La question du « rassemblement », sur laquelle la direction du PCF insiste tant, ne doit pas être posée de façon abstraite. Dans ce domaine, l’expérience de la Grèce et de l’Espagne prouve une chose : la cristallisation d’une opposition de gauche massive suppose : 1) une opposition claire et offensive aux politiques d’austérité ; 2) une rupture nette avec toutes les forces qui, d’une façon ou d’une autre, défendent ou mettent en œuvre les politiques d’austérité. C’est sur cette base  qu’un « rassemblement » viable peut s’opérer – et, surtout, qu’un mouvement de masse peut se développer. Dans la configuration actuelle du Front de Gauche, cela suppose que la direction du PCF rompe avec le PS. C’est l’une des principales difficultés auxquelles le Front de Gauche est confronté. Si elle n’est pas levée, c’est non seulement le Front de Gauche – sous sa forme actuelle – qui est condamné, mais aussi le PCF lui-même.

Le Front de Gauche fait face au paradoxe suivant : il est plus que jamais affaibli, mais son potentiel n’a jamais été aussi important. Trois années et demi de gouvernement Hollande ont détruit les illusions que des millions de travailleurs avaient encore dans la direction du PS, en 2012. La jeunesse ne demande pas mieux que de soutenir un mouvement déterminé à lutter contre ce « système » corrompu et qui la prive d’avenir. Il n’y a donc aucune raison d’être pessimiste. La colère et la frustration des masses finira par s’exprimer sur la gauche de l’échiquier politique. La campagne électorale de la présidentielle à venir pourrait en fournir l’occasion. Dans l’immédiat, les militants du Front de Gauche doivent faire un bilan sérieux de ces trois dernières années, comprendre ce qui s’est passé en Grèce, en Espagne et en Grande-Bretagne – et poursuivre sur des bases plus solides la lutte contre le capitalisme en crise et tous ses apologues de droite et de « gauche ».

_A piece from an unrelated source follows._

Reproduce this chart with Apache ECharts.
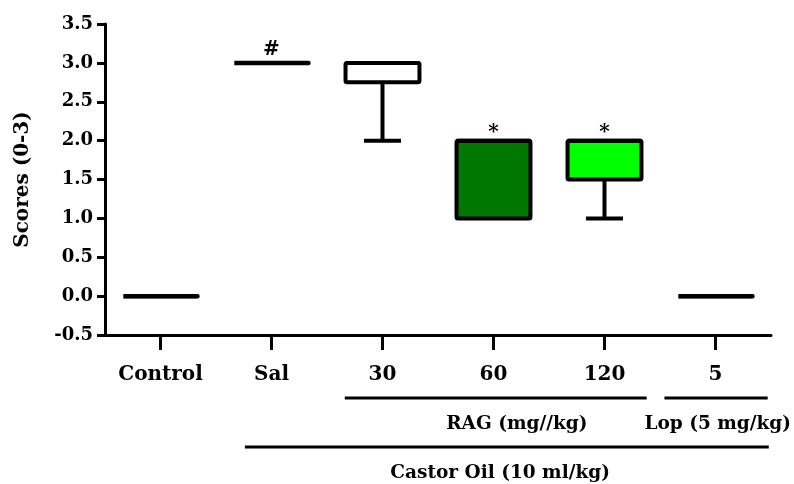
<!DOCTYPE html>
<html>
<head>
<meta charset="utf-8">
<script src="https://cdn.jsdelivr.net/npm/echarts@6/dist/echarts.min.js"></script>
<style>html,body{margin:0;padding:0;background:#fff;}#chart{width:794px;height:484px;}</style>
</head>
<body>
<div id="chart"></div>
<script>
const categories = ['Control', 'Sal', '30', '60', '120', '5'];
const minValues = [0, 3, 2, 1, 1, 0];
const q1Values = [0, 3, 2.75, 1, 1.5, 0];
const medianValues = [0, 3, 3, 2, 2, 0];
const q3Values = [0, 3, 3, 2, 2, 0];
const maxValues = [0, 3, 3, 2, 2, 0];
const significance = ['', '#', '', '*', '*', ''];
const groupLabels = ['RAG (mg//kg)', 'Lop (5 mg/kg)', 'Castor Oil (10 ml/kg)'];
const groupStart = [2, 5, 1];
const groupEnd = [4, 5, 5];

const boxFill = ['#ffffff', '#ffffff', '#ffffff', '#007800', '#00ff00', '#ffffff'];
const FONT = '"DejaVu Serif", serif';
// layout of group brackets: [row, left offset (bands), right offset (bands), text shift (bands)]
const groupLayout = [[0, -0.34, 0.38, 0.21], [0, -0.46, 0.47, 0.02], [1, -0.24, 0.48, 0.06]];

const boxData = categories.map((c, i) => [i, minValues[i], q1Values[i], medianValues[i], q3Values[i], maxValues[i]]);
const groupData = groupLabels.map((g, i) => [groupStart[i], groupEnd[i], i]);

const chart = echarts.init(document.getElementById('chart'));
const option = {
  animation: false,
  grid: { left: 105, right: 23, top: 24, bottom: 149, containLabel: false, outerBoundsMode: 'none' },
  xAxis: {
    type: 'category',
    data: categories,
    axisLine: { onZero: false, lineStyle: { color: '#000', width: 3 } },
    axisTick: { show: true, inside: false, interval: 0, length: 15, lineStyle: { color: '#000', width: 3 }, alignWithLabel: true },
    axisLabel: { color: '#000', fontFamily: FONT, fontWeight: 'bold', fontSize: 20, margin: 30 },
    splitLine: { show: false }
  },
  yAxis: {
    type: 'value',
    min: -0.5, max: 3.5, interval: 0.5,
    name: 'Scores (0-3)',
    nameLocation: 'middle',
    nameGap: 72,
    nameTextStyle: { color: '#000', fontFamily: FONT, fontWeight: 'bold', fontSize: 20 },
    axisLine: { show: true, lineStyle: { color: '#000', width: 3 } },
    axisTick: { show: true, length: 8, lineStyle: { color: '#000', width: 3 } },
    axisLabel: { color: '#000', fontFamily: FONT, fontWeight: 'bold', fontSize: 18, margin: 12,
      formatter: v => v.toFixed(1) },
    splitLine: { show: false }
  },
  series: [
    {
      type: 'custom',
      data: boxData,
      clip: false,
      renderItem: function (params, api) {
        const i = api.value(0);
        const band = api.size([1, 0])[0];
        const hw = band * 0.333;
        const cx = api.coord([i, 0])[0];
        const yMin = api.coord([i, api.value(1)])[1];
        const yQ1 = api.coord([i, api.value(2)])[1];
        const yMed = api.coord([i, api.value(3)])[1];
        const yQ3 = api.coord([i, api.value(4)])[1];
        const yMax = api.coord([i, api.value(5)])[1];
        const ls = { stroke: '#000', lineWidth: 4, fill: null };
        const children = [];
        if (yMin > yQ1 + 0.5) {
          children.push({ type: 'line', shape: { x1: cx, y1: yQ1, x2: cx, y2: yMin }, style: ls });
          children.push({ type: 'line', shape: { x1: cx - hw / 2, y1: yMin, x2: cx + hw / 2, y2: yMin }, style: ls });
        }
        if (yMax < yQ3 - 0.5) {
          children.push({ type: 'line', shape: { x1: cx, y1: yQ3, x2: cx, y2: yMax }, style: ls });
          children.push({ type: 'line', shape: { x1: cx - hw / 2, y1: yMax, x2: cx + hw / 2, y2: yMax }, style: ls });
        }
        children.push({
          type: 'rect',
          shape: { x: cx - hw, y: yQ3, width: hw * 2, height: yQ1 - yQ3, r: 1.5 },
          style: { stroke: '#000', lineWidth: (yQ1 - yQ3) < 0.5 ? 4.5 : 4, fill: boxFill[i], lineJoin: 'round' }
        });
        children.push({ type: 'line', shape: { x1: cx - hw, y1: yMed, x2: cx + hw, y2: yMed }, style: ls });
        const mark = significance[i];
        if (mark) {
          const off = mark === '*' ? 8 : 13;
          children.push({
            type: 'text', x: cx, y: yMax - off,
            style: { text: mark, fill: '#000', font: 'bold 20px ' + FONT, align: 'center', verticalAlign: 'middle' }
          });
        }
        return { type: 'group', children: children };
      },
      z: 3
    },
    {
      type: 'custom',
      data: groupData,
      clip: false,
      renderItem: function (params, api) {
        const s = api.value(0), e = api.value(1), g = api.value(2);
        const lay = groupLayout[g];
        const band = api.size([1, 0])[0];
        const base = api.coord([0, -0.5])[1];
        const x1 = api.coord([s, 0])[0] + lay[1] * band;
        const x2 = api.coord([e, 0])[0] + lay[2] * band;
        const ly = base + 63 + lay[0] * 49;
        const ty = ly + 26;
        const tx = (api.coord([s, 0])[0] + api.coord([e, 0])[0]) / 2 + lay[3] * band;
        return {
          type: 'group',
          children: [
            { type: 'line', shape: { x1: x1, y1: ly, x2: x2, y2: ly }, style: { stroke: '#000', lineWidth: 3 } },
            { type: 'text', x: tx, y: ty, style: { text: groupLabels[g], fill: '#000', font: 'bold 18.5px ' + FONT, align: 'center', verticalAlign: 'middle' } }
          ]
        };
      }
    }
  ]
};
chart.setOption(option);
</script>
</body>
</html>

[1] L’article 49-3 de la Constitution permet de faire passer un projet de loi « en force » et rapidement, au Parlement, en « engageant la responsabilité du gouvernement », c’est-à-dire en mettant sa chute dans la balance. Les « frondeurs » du PS menaçaient de voter contre la loi Macron, mais ne voulaient pas la chute du gouvernement.